(WHAT TO DO) From the first line of the data down to and including the line with "import plotly.graph_objects as go", copy everything exactly, leaving out pictures.
::::::
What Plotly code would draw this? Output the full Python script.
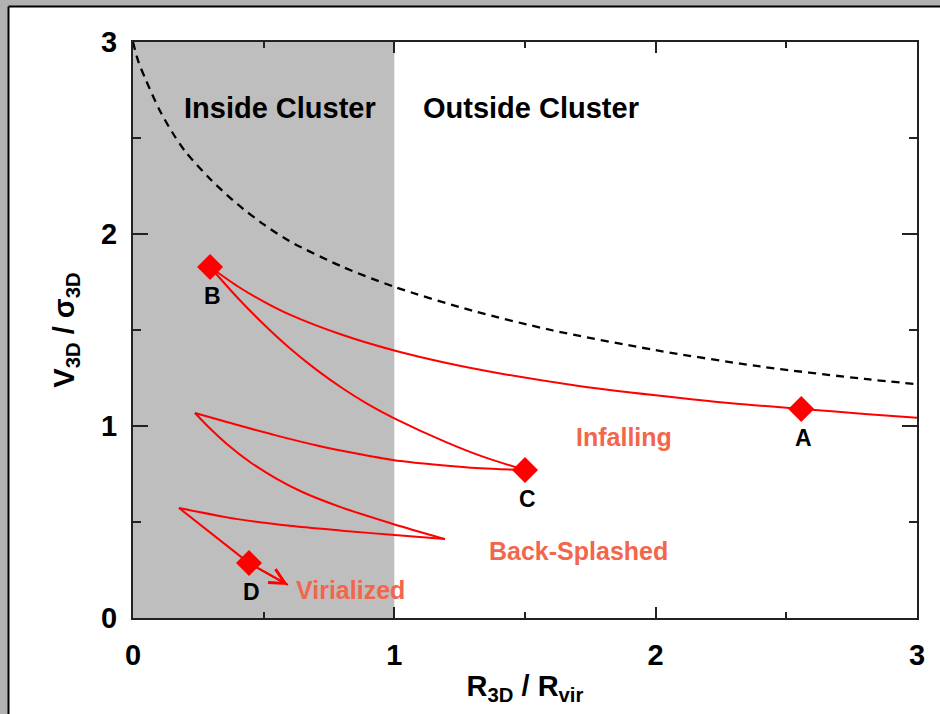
import plotly.graph_objects as go

# ---------------- data ----------------
# escape-velocity style dashed curve
dash_x = [0.0, 0.02, 0.05, 0.10, 0.15, 0.20, 0.30, 0.40, 0.50, 0.60, 0.80, 1.00, 1.30, 1.60, 2.00, 2.40, 2.80, 3.00]
dash_y = [3.00, 2.90, 2.80, 2.65, 2.53, 2.43, 2.28, 2.155, 2.05, 1.962, 1.83, 1.725, 1.60, 1.50, 1.395, 1.31, 1.245, 1.218]

# orbit track, split at the turning points
infall_x = [3.0, 2.8, 2.557, 2.3, 2.0, 1.7, 1.4, 1.2, 1.0, 0.8, 0.6, 0.5, 0.4, 0.295]
infall_y = [1.043, 1.063, 1.089, 1.117, 1.16, 1.21, 1.275, 1.328, 1.393, 1.475, 1.58, 1.648, 1.728, 1.828]

out1_x = [0.295, 0.4, 0.5, 0.6, 0.7, 0.8, 0.9, 1.0, 1.2, 1.35, 1.5]
out1_y = [1.828, 1.668, 1.53, 1.405, 1.295, 1.198, 1.113, 1.04, 0.915, 0.835, 0.771]

in2_x = [1.5, 1.33, 1.15, 1.0, 0.85, 0.7, 0.55, 0.4, 0.237]
in2_y = [0.771, 0.78, 0.80, 0.822, 0.858, 0.90, 0.95, 1.005, 1.068]

out2_x = [0.237, 0.3, 0.36, 0.45, 0.55, 0.65, 0.8, 0.995, 1.194]
out2_y = [1.068, 0.98, 0.905, 0.81, 0.725, 0.655, 0.575, 0.49, 0.411]

in3_x = [1.194, 1.0, 0.8, 0.6, 0.4, 0.176]
in3_y = [0.411, 0.432, 0.455, 0.48, 0.515, 0.573]

settle_x = [0.176, 0.444]
settle_y = [0.573, 0.286]

arrow_x = [0.444, 0.593]
arrow_y = [0.286, 0.172]

key_x = [2.557, 0.295, 1.5, 0.444]
key_y = [1.089, 1.828, 0.771, 0.286]
key_labels = ["A", "B", "C", "D"]

x_ticks = [0, 1, 2, 3]
y_ticks = [0, 1, 2, 3]

# ---------------- styling ----------------
RED = "#ff0000"
SALMON = "#f2664b"
FONT = "Liberation Sans, Arial, Helvetica, sans-serif"
W, H = 940, 714
ML, MR, MT, MB = 133, 23, 42, 96
PW, PH = W - ML - MR, H - MT - MB

fig = go.Figure()

fig.add_trace(go.Scatter(x=dash_x, y=dash_y, mode="lines",
                         line=dict(color="black", width=2.3, dash="8px,6px", shape="spline", smoothing=0.8),
                         hoverinfo="skip", showlegend=False))

for sx, sy in [(infall_x, infall_y), (out1_x, out1_y), (in2_x, in2_y),
               (out2_x, out2_y), (in3_x, in3_y), (settle_x, settle_y), (arrow_x, arrow_y)]:
    fig.add_trace(go.Scatter(x=sx, y=sy, mode="lines",
                             line=dict(color=RED, width=2, shape="spline", smoothing=0.8),
                             hoverinfo="skip", showlegend=False))

fig.add_trace(go.Scatter(x=key_x, y=key_y, mode="markers",
                         marker=dict(symbol="diamond", size=20, color=RED, line=dict(width=0)),
                         showlegend=False))

# arrow head at the end of the track
fig.add_annotation(x=arrow_x[1], y=arrow_y[1], ax=arrow_x[0], ay=arrow_y[0],
                   xref="x", yref="y", axref="x", ayref="y", text="",
                   showarrow=True, arrowhead=5, arrowsize=1.5, arrowwidth=2,
                   arrowcolor=RED, standoff=0)

# point letters
for lx, ly, lab in zip(key_x, key_y, key_labels):
    fig.add_annotation(x=lx, y=ly, text="<b>%s</b>" % lab, showarrow=False,
                       yshift=-29, xshift=2, font=dict(family=FONT, size=23, color="black"))

# region and phase labels
big = dict(family=FONT, size=29, color="black")
phase = dict(family=FONT, size=25, color=SALMON)
fig.add_annotation(x=0.5625, y=2.656, text="<b>Inside Cluster</b>", showarrow=False, font=big)
fig.add_annotation(x=1.523, y=2.656, text="<b>Outside Cluster</b>", showarrow=False, font=big)
fig.add_annotation(x=1.879, y=0.943, text="<b>Infalling</b>", showarrow=False, font=phase)
fig.add_annotation(x=1.703, y=0.349, text="<b>Back-Splashed</b>", showarrow=False, font=phase)
fig.add_annotation(x=0.834, y=0.146, text="<b>Virialized</b>", showarrow=False, font=phase)

# shaded inside-cluster region
fig.add_shape(type="rect", xref="x", yref="y", x0=0, x1=1, y0=0, y1=3,
              fillcolor="#bebebe", line=dict(width=0), layer="below")

# window frame (gray strip + dark line on top and left)
def px(xp):
    return (xp - ML) / PW

def py(yp):
    return (H - MB - yp) / PH

fig.add_shape(type="rect", xref="paper", yref="paper", x0=px(0), x1=px(W), y0=py(6), y1=py(0),
              fillcolor="#b2b2b2", line=dict(width=0), layer="above")
fig.add_shape(type="rect", xref="paper", yref="paper", x0=px(0), x1=px(8), y0=py(H), y1=py(0),
              fillcolor="#b2b2b2", line=dict(width=0), layer="above")
fig.add_shape(type="line", xref="paper", yref="paper", x0=px(8.5), x1=px(W), y0=py(6.5), y1=py(6.5),
              line=dict(color="black", width=2), layer="above")
fig.add_shape(type="line", xref="paper", yref="paper", x0=px(8.5), x1=px(8.5), y0=py(H), y1=py(6.5),
              line=dict(color="black", width=2), layer="above")

axis_common = dict(showgrid=False, zeroline=False, showline=True, linecolor="#222",
                   linewidth=2, mirror="ticks", ticks="inside", tickcolor="#222",
                   tickwidth=1.5, tickfont=dict(family=FONT, size=29, color="black", weight="bold"))

fig.update_xaxes(range=[0, 3], tickvals=x_ticks, ticklen=11, ticklabelstandoff=10,
                 minor=dict(ticks="inside", dtick=0.5, ticklen=6, tickcolor="#222", tickwidth=1.5),
                 title=dict(text="<b>R<sub>3D</sub> / R<sub>vir</sub></b>",
                            font=dict(family=FONT, size=29, color="black"), standoff=6),
                 **axis_common)
fig.update_yaxes(range=[0, 3], tickvals=y_ticks, ticklen=15, ticklabelstandoff=8,
                 minor=dict(ticks="inside", dtick=0.5, ticklen=8, tickcolor="#222", tickwidth=1.5),
                 title=dict(text="<b>V<sub>3D</sub> / σ<sub>3D</sub></b>",
                            font=dict(family=FONT, size=29, color="black"), standoff=18),
                 **axis_common)

fig.update_layout(width=W, height=H, margin=dict(l=ML, r=MR, t=MT, b=MB),
                  paper_bgcolor="white", plot_bgcolor="white", showlegend=False)

fig.write_html("out.html")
::::::
(EXERCISE SOLUTION)
What Plotly code would draw this? Output the full Python script.
import plotly.graph_objects as go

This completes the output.